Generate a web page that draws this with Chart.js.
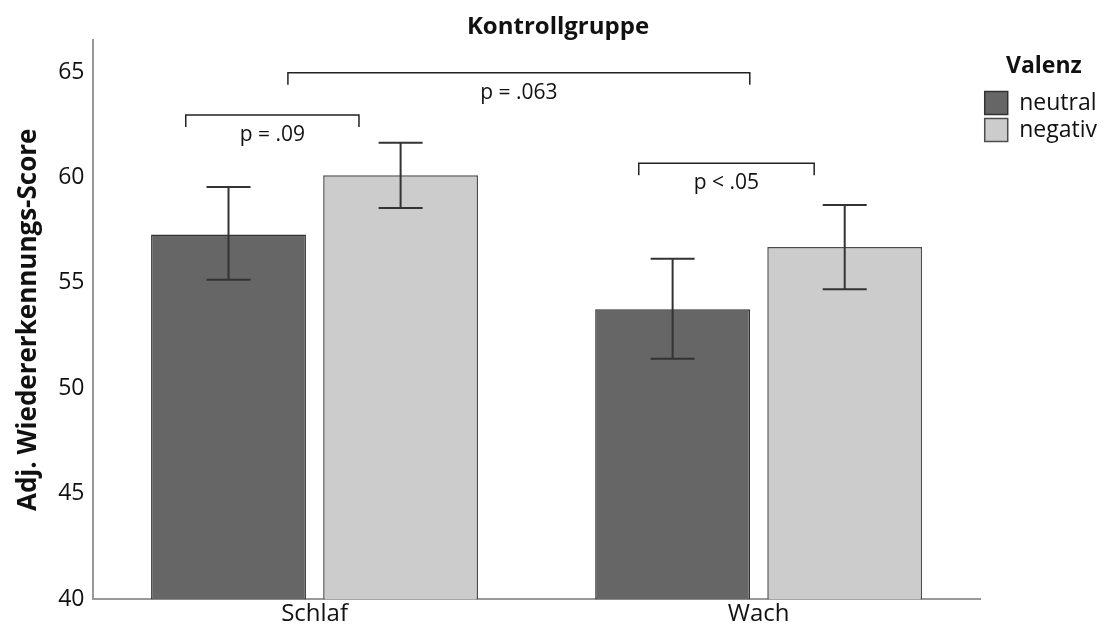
<!DOCTYPE html>
<html>
<head>
<meta charset="utf-8">
<script src="https://cdn.jsdelivr.net/npm/chart.js@4"></script>
<style>
  body { margin: 0; background: #fff; }
  canvas { display: block; }
</style>
</head>
<body>
<canvas id="chart" width="1107" height="630"></canvas>
<script>
// groups on the x axis
var groups = ['Schlaf', 'Wach'];

// mean scores per valence
var neutral = [57.3, 53.75];
var negativ = [60.1, 56.7];

// error bar limits (low / high)
var neutralLow = [55.15, 51.4];
var neutralHigh = [59.55, 56.15];
var negativLow = [58.55, 54.7];
var negativHigh = [61.65, 58.7];

// y ticks
var yMin = 40;
var yMax = 66.5;
var yStep = 5;

// significance brackets: x in category units, y in score units
var bracketText = ['p = .09', 'p = .063', 'p < .05'];
var bracketFrom = [-0.29, -0.06, 0.73];
var bracketTo = [0.1, 0.98, 1.125];
var bracketY = [62.96, 64.96, 60.67];

var sans = '"Open Sans", "Liberation Sans", sans-serif';

/**
 * draws the error bars and the p-value brackets on top of the bars
 */
var extrasPlugin = {
    id: 'extras',
    afterDatasetsDraw: function(chart) {
        var ctx = chart.ctx;
        var xs = chart.scales.x;
        var ys = chart.scales.y;
        var lows = [neutralLow, negativLow];
        var highs = [neutralHigh, negativHigh];

        ctx.save();
        ctx.strokeStyle = '#333';
        ctx.lineWidth = 2;
        for (var d = 0; d < 2; d++) {
            var meta = chart.getDatasetMeta(d);
            meta.data.forEach(function(bar, i) {
                var top = ys.getPixelForValue(highs[d][i]);
                var bot = ys.getPixelForValue(lows[d][i]);
                ctx.beginPath();
                ctx.moveTo(bar.x, top);
                ctx.lineTo(bar.x, bot);
                ctx.moveTo(bar.x - 22, top);
                ctx.lineTo(bar.x + 22, top);
                ctx.moveTo(bar.x - 22, bot);
                ctx.lineTo(bar.x + 22, bot);
                ctx.stroke();
            });
        }

        ctx.strokeStyle = '#222';
        ctx.lineWidth = 1.5;
        ctx.fillStyle = '#111';
        ctx.font = '21px ' + sans;
        ctx.textAlign = 'center';
        ctx.textBaseline = 'middle';
        for (var b = 0; b < bracketText.length; b++) {
            var x1 = xs.getPixelForValue(bracketFrom[b]);
            var x2 = xs.getPixelForValue(bracketTo[b]);
            var y = ys.getPixelForValue(bracketY[b]);
            ctx.beginPath();
            ctx.moveTo(x1, y + 12);
            ctx.lineTo(x1, y);
            ctx.lineTo(x2, y);
            ctx.lineTo(x2, y + 12);
            ctx.stroke();
            ctx.fillText(bracketText[b], (x1 + x2) / 2, y + 20);
        }
        ctx.restore();
    }
};

var chart = new Chart(document.getElementById('chart'), {
    type: 'bar',
    data: {
        labels: groups,
        datasets: [{
            label: 'neutral',
            data: neutral,
            backgroundColor: '#666666',
            borderColor: '#333333',
            borderWidth: 1.5,
            borderSkipped: false
        }, {
            label: 'negativ',
            data: negativ,
            backgroundColor: '#cccccc',
            borderColor: '#4d4d4d',
            borderWidth: 1.5,
            borderSkipped: false
        }]
    },
    options: {
        responsive: false,
        animation: false,
        datasets: {
            bar: {
                categoryPercentage: 0.775,
                barPercentage: 0.9
            }
        },
        layout: {
            padding: {left: 9, right: 0, top: 0, bottom: 0}
        },
        plugins: {
            title: {
                display: true,
                text: 'Kontrollgruppe',
                color: '#111',
                font: {family: sans, size: 24, weight: 'bold', lineHeight: 1.1},
                padding: {top: 14, bottom: 0}
            },
            legend: {
                position: 'right',
                align: 'start',
                title: {
                    display: true,
                    text: 'Valenz',
                    color: '#111',
                    font: {family: sans, size: 23, weight: 'bold'},
                    padding: {top: 55, bottom: 5}
                },
                labels: {
                    color: '#111',
                    font: {family: sans, size: 23},
                    boxWidth: 23,
                    boxHeight: 23,
                    padding: 4
                }
            },
            tooltip: {enabled: false}
        },
        scales: {
            x: {
                grid: {display: false, drawTicks: false},
                border: {display: true, color: '#999', width: 2},
                ticks: {
                    color: '#111',
                    font: {family: sans, size: 24},
                    padding: 1
                }
            },
            y: {
                min: yMin,
                max: yMax,
                grid: {display: false, drawTicks: false},
                border: {display: true, color: '#999', width: 2},
                ticks: {
                    stepSize: yStep,
                    includeBounds: false,
                    color: '#111',
                    font: {family: sans, size: 23},
                    padding: 8
                },
                title: {
                    display: true,
                    text: 'Adj. Wiedererkennungs-Score',
                    color: '#111',
                    font: {family: sans, size: 26, weight: 'bold'},
                    padding: {top: 4, bottom: 6}
                }
            }
        }
    },
    plugins: [extrasPlugin]
});
</script>
</body>
</html>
------------------------------------
_WRITTEN PROBLEM_
Reproduce each line exactly as it appears, omitting the pictures.

_SOLUTION TO THIS EXERCISE_
Generate a web page that draws this with Chart.js.
<!DOCTYPE html>
<html>
<head>
<meta charset="utf-8">
<script src="https://cdn.jsdelivr.net/npm/chart.js@4"></script>
<style>
  body { margin: 0; background: #fff; }
  canvas { display: block; }
</style>
</head>
<body>
<canvas id="chart" width="1107" height="630"></canvas>
<script>
// groups on the x axis
var groups = ['Schlaf', 'Wach'];

// mean scores per valence
var neutral = [57.3, 53.75];
var negativ = [60.1, 56.7];

// error bar limits (low / high)
var neutralLow = [55.15, 51.4];
var neutralHigh = [59.55, 56.15];
var negativLow = [58.55, 54.7];
var negativHigh = [61.65, 58.7];

// y ticks
var yMin = 40;
var yMax = 66.5;
var yStep = 5;

// significance brackets: x in category units, y in score units
var bracketText = ['p = .09', 'p = .063', 'p < .05'];
var bracketFrom = [-0.29, -0.06, 0.73];
var bracketTo = [0.1, 0.98, 1.125];
var bracketY = [62.96, 64.96, 60.67];

var sans = '"Open Sans", "Liberation Sans", sans-serif';

/**
 * draws the error bars and the p-value brackets on top of the bars
 */
var extrasPlugin = {
    id: 'extras',
    afterDatasetsDraw: function(chart) {
        var ctx = chart.ctx;
        var xs = chart.scales.x;
        var ys = chart.scales.y;
        var lows = [neutralLow, negativLow];
        var highs = [neutralHigh, negativHigh];

        ctx.save();
        ctx.strokeStyle = '#333';
        ctx.lineWidth = 2;
        for (var d = 0; d < 2; d++) {
            var meta = chart.getDatasetMeta(d);
            meta.data.forEach(function(bar, i) {
                var top = ys.getPixelForValue(highs[d][i]);
                var bot = ys.getPixelForValue(lows[d][i]);
                ctx.beginPath();
                ctx.moveTo(bar.x, top);
                ctx.lineTo(bar.x, bot);
                ctx.moveTo(bar.x - 22, top);
                ctx.lineTo(bar.x + 22, top);
                ctx.moveTo(bar.x - 22, bot);
                ctx.lineTo(bar.x + 22, bot);
                ctx.stroke();
            });
        }

        ctx.strokeStyle = '#222';
        ctx.lineWidth = 1.5;
        ctx.fillStyle = '#111';
        ctx.font = '21px ' + sans;
        ctx.textAlign = 'center';
        ctx.textBaseline = 'middle';
        for (var b = 0; b < bracketText.length; b++) {
            var x1 = xs.getPixelForValue(bracketFrom[b]);
            var x2 = xs.getPixelForValue(bracketTo[b]);
            var y = ys.getPixelForValue(bracketY[b]);
            ctx.beginPath();
            ctx.moveTo(x1, y + 12);
            ctx.lineTo(x1, y);
            ctx.lineTo(x2, y);
            ctx.lineTo(x2, y + 12);
            ctx.stroke();
            ctx.fillText(bracketText[b], (x1 + x2) / 2, y + 20);
        }
        ctx.restore();
    }
};

var chart = new Chart(document.getElementById('chart'), {
    type: 'bar',
    data: {
        labels: groups,
        datasets: [{
            label: 'neutral',
            data: neutral,
            backgroundColor: '#666666',
            borderColor: '#333333',
            borderWidth: 1.5,
            borderSkipped: false
        }, {
            label: 'negativ',
            data: negativ,
            backgroundColor: '#cccccc',
            borderColor: '#4d4d4d',
            borderWidth: 1.5,
            borderSkipped: false
        }]
    },
    options: {
        responsive: false,
        animation: false,
        datasets: {
            bar: {
                categoryPercentage: 0.775,
                barPercentage: 0.9
            }
        },
        layout: {
            padding: {left: 9, right: 0, top: 0, bottom: 0}
        },
        plugins: {
            title: {
                display: true,
                text: 'Kontrollgruppe',
                color: '#111',
                font: {family: sans, size: 24, weight: 'bold', lineHeight: 1.1},
                padding: {top: 14, bottom: 0}
            },
            legend: {
                position: 'right',
                align: 'start',
                title: {
                    display: true,
                    text: 'Valenz',
                    color: '#111',
                    font: {family: sans, size: 23, weight: 'bold'},
                    padding: {top: 55, bottom: 5}
                },
                labels: {
                    color: '#111',
                    font: {family: sans, size: 23},
                    boxWidth: 23,
                    boxHeight: 23,
                    padding: 4
                }
            },
            tooltip: {enabled: false}
        },
        scales: {
            x: {
                grid: {display: false, drawTicks: false},
                border: {display: true, color: '#999', width: 2},
                ticks: {
                    color: '#111',
                    font: {family: sans, size: 24},
                    padding: 1
                }
            },
            y: {
                min: yMin,
                max: yMax,
                grid: {display: false, drawTicks: false},
                border: {display: true, color: '#999', width: 2},
                ticks: {
                    stepSize: yStep,
                    includeBounds: false,
                    color: '#111',
                    font: {family: sans, size: 23},
                    padding: 8
                },
                title: {
                    display: true,
                    text: 'Adj. Wiedererkennungs-Score',
                    color: '#111',
                    font: {family: sans, size: 26, weight: 'bold'},
                    padding: {top: 4, bottom: 6}
                }
            }
        }
    },
    plugins: [extrasPlugin]
});
</script>
</body>
</html>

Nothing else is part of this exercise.